- Stored data
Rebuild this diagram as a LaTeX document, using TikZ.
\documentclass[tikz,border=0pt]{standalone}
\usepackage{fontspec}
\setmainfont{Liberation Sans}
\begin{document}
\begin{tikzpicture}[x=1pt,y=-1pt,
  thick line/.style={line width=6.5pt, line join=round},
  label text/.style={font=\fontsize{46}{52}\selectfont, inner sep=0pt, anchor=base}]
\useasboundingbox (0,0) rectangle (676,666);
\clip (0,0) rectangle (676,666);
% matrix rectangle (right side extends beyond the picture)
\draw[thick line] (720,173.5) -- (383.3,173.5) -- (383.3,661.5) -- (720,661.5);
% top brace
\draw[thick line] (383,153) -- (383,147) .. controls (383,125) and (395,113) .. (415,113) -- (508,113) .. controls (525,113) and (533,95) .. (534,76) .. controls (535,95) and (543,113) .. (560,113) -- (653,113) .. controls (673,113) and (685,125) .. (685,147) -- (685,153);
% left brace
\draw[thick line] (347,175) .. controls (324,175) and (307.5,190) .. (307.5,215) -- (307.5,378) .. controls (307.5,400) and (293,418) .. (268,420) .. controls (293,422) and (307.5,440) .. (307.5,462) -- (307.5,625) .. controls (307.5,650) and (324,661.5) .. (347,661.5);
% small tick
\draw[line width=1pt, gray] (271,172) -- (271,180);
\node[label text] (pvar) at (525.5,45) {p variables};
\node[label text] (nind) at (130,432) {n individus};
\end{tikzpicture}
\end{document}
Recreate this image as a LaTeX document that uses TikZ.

- What this task involves
Write out the entries above once more, without altering anything.

- Result
Rebuild this diagram as a LaTeX document, using TikZ.
\documentclass[tikz,border=0pt]{standalone}
\usepackage{fontspec}
\setmainfont{Liberation Sans}
\begin{document}
\begin{tikzpicture}[x=1pt,y=-1pt,
  thick line/.style={line width=6.5pt, line join=round},
  label text/.style={font=\fontsize{46}{52}\selectfont, inner sep=0pt, anchor=base}]
\useasboundingbox (0,0) rectangle (676,666);
\clip (0,0) rectangle (676,666);
% matrix rectangle (right side extends beyond the picture)
\draw[thick line] (720,173.5) -- (383.3,173.5) -- (383.3,661.5) -- (720,661.5);
% top brace
\draw[thick line] (383,153) -- (383,147) .. controls (383,125) and (395,113) .. (415,113) -- (508,113) .. controls (525,113) and (533,95) .. (534,76) .. controls (535,95) and (543,113) .. (560,113) -- (653,113) .. controls (673,113) and (685,125) .. (685,147) -- (685,153);
% left brace
\draw[thick line] (347,175) .. controls (324,175) and (307.5,190) .. (307.5,215) -- (307.5,378) .. controls (307.5,400) and (293,418) .. (268,420) .. controls (293,422) and (307.5,440) .. (307.5,462) -- (307.5,625) .. controls (307.5,650) and (324,661.5) .. (347,661.5);
% small tick
\draw[line width=1pt, gray] (271,172) -- (271,180);
\node[label text] (pvar) at (525.5,45) {p variables};
\node[label text] (nind) at (130,432) {n individus};
\end{tikzpicture}
\end{document}
Recreate this image as a LaTeX document that uses TikZ.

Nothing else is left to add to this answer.